_STATED GOAL_:
Your task is to copy the listing exactly. Drop any pictures from the copy.

——————————

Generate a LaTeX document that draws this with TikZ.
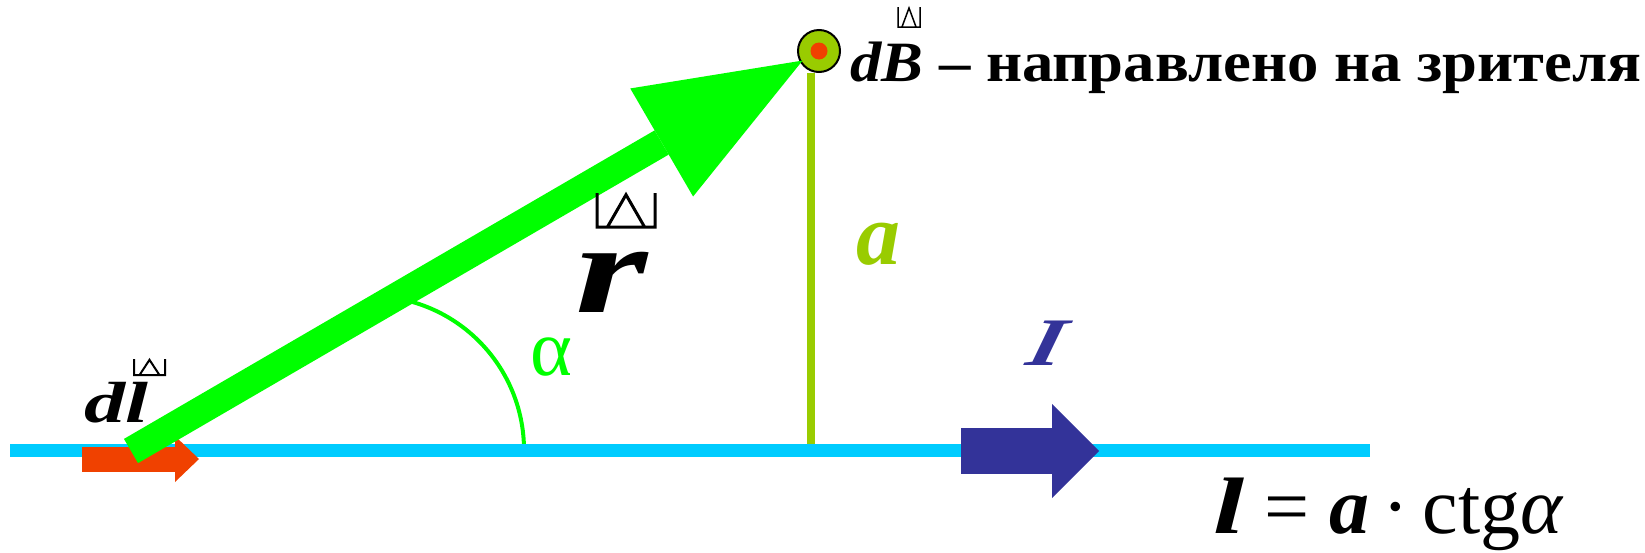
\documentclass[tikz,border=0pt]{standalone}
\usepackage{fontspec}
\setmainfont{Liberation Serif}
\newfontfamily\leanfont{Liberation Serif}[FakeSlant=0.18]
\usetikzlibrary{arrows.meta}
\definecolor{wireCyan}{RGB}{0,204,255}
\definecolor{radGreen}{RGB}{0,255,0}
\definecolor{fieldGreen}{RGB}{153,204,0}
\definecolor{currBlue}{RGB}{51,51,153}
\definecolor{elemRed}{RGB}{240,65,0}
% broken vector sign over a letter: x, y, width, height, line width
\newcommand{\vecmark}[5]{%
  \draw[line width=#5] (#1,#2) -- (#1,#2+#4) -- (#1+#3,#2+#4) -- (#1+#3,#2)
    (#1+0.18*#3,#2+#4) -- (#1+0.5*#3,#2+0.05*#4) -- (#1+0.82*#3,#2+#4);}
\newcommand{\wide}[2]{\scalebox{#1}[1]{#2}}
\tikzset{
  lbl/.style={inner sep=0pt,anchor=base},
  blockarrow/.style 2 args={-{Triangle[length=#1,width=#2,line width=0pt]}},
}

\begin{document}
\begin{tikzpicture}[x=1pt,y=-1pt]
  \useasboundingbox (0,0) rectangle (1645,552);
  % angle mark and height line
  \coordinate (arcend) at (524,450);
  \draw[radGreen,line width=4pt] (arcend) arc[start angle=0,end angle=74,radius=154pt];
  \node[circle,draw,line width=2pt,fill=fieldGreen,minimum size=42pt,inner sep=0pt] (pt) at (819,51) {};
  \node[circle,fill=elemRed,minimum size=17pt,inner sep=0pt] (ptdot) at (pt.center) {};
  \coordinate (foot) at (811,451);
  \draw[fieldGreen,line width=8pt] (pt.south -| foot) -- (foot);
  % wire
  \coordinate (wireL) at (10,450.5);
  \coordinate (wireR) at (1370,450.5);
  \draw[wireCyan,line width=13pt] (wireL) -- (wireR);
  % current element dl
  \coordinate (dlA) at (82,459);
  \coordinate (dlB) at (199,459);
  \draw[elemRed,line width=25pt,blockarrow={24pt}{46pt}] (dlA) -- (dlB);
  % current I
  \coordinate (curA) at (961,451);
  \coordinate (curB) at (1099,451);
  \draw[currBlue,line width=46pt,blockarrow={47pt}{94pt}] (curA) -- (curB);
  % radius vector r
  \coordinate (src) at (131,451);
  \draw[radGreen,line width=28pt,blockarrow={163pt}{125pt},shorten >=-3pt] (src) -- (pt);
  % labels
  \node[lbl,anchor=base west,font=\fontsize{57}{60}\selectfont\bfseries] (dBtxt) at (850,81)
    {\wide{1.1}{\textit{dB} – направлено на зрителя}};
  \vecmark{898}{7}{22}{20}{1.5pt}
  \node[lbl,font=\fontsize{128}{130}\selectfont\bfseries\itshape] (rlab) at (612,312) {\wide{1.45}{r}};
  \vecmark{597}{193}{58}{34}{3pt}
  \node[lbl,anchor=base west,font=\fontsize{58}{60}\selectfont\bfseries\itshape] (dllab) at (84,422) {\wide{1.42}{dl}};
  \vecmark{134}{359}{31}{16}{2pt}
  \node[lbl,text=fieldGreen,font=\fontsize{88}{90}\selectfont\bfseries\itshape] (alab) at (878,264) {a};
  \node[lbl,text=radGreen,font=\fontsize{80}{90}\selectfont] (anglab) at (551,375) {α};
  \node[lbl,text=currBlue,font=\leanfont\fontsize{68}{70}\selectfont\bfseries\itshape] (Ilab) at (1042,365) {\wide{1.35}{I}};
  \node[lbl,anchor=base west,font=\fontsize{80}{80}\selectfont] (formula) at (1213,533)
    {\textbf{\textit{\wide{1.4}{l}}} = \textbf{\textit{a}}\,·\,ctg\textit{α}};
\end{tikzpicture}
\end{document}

——————————

_TASK OUTPUT_:
Generate a LaTeX document that draws this with TikZ.
\documentclass[tikz,border=0pt]{standalone}
\usepackage{fontspec}
\setmainfont{Liberation Serif}
\newfontfamily\leanfont{Liberation Serif}[FakeSlant=0.18]
\usetikzlibrary{arrows.meta}
\definecolor{wireCyan}{RGB}{0,204,255}
\definecolor{radGreen}{RGB}{0,255,0}
\definecolor{fieldGreen}{RGB}{153,204,0}
\definecolor{currBlue}{RGB}{51,51,153}
\definecolor{elemRed}{RGB}{240,65,0}
% broken vector sign over a letter: x, y, width, height, line width
\newcommand{\vecmark}[5]{%
  \draw[line width=#5] (#1,#2) -- (#1,#2+#4) -- (#1+#3,#2+#4) -- (#1+#3,#2)
    (#1+0.18*#3,#2+#4) -- (#1+0.5*#3,#2+0.05*#4) -- (#1+0.82*#3,#2+#4);}
\newcommand{\wide}[2]{\scalebox{#1}[1]{#2}}
\tikzset{
  lbl/.style={inner sep=0pt,anchor=base},
  blockarrow/.style 2 args={-{Triangle[length=#1,width=#2,line width=0pt]}},
}

\begin{document}
\begin{tikzpicture}[x=1pt,y=-1pt]
  \useasboundingbox (0,0) rectangle (1645,552);
  % angle mark and height line
  \coordinate (arcend) at (524,450);
  \draw[radGreen,line width=4pt] (arcend) arc[start angle=0,end angle=74,radius=154pt];
  \node[circle,draw,line width=2pt,fill=fieldGreen,minimum size=42pt,inner sep=0pt] (pt) at (819,51) {};
  \node[circle,fill=elemRed,minimum size=17pt,inner sep=0pt] (ptdot) at (pt.center) {};
  \coordinate (foot) at (811,451);
  \draw[fieldGreen,line width=8pt] (pt.south -| foot) -- (foot);
  % wire
  \coordinate (wireL) at (10,450.5);
  \coordinate (wireR) at (1370,450.5);
  \draw[wireCyan,line width=13pt] (wireL) -- (wireR);
  % current element dl
  \coordinate (dlA) at (82,459);
  \coordinate (dlB) at (199,459);
  \draw[elemRed,line width=25pt,blockarrow={24pt}{46pt}] (dlA) -- (dlB);
  % current I
  \coordinate (curA) at (961,451);
  \coordinate (curB) at (1099,451);
  \draw[currBlue,line width=46pt,blockarrow={47pt}{94pt}] (curA) -- (curB);
  % radius vector r
  \coordinate (src) at (131,451);
  \draw[radGreen,line width=28pt,blockarrow={163pt}{125pt},shorten >=-3pt] (src) -- (pt);
  % labels
  \node[lbl,anchor=base west,font=\fontsize{57}{60}\selectfont\bfseries] (dBtxt) at (850,81)
    {\wide{1.1}{\textit{dB} – направлено на зрителя}};
  \vecmark{898}{7}{22}{20}{1.5pt}
  \node[lbl,font=\fontsize{128}{130}\selectfont\bfseries\itshape] (rlab) at (612,312) {\wide{1.45}{r}};
  \vecmark{597}{193}{58}{34}{3pt}
  \node[lbl,anchor=base west,font=\fontsize{58}{60}\selectfont\bfseries\itshape] (dllab) at (84,422) {\wide{1.42}{dl}};
  \vecmark{134}{359}{31}{16}{2pt}
  \node[lbl,text=fieldGreen,font=\fontsize{88}{90}\selectfont\bfseries\itshape] (alab) at (878,264) {a};
  \node[lbl,text=radGreen,font=\fontsize{80}{90}\selectfont] (anglab) at (551,375) {α};
  \node[lbl,text=currBlue,font=\leanfont\fontsize{68}{70}\selectfont\bfseries\itshape] (Ilab) at (1042,365) {\wide{1.35}{I}};
  \node[lbl,anchor=base west,font=\fontsize{80}{80}\selectfont] (formula) at (1213,533)
    {\textbf{\textit{\wide{1.4}{l}}} = \textbf{\textit{a}}\,·\,ctg\textit{α}};
\end{tikzpicture}
\end{document}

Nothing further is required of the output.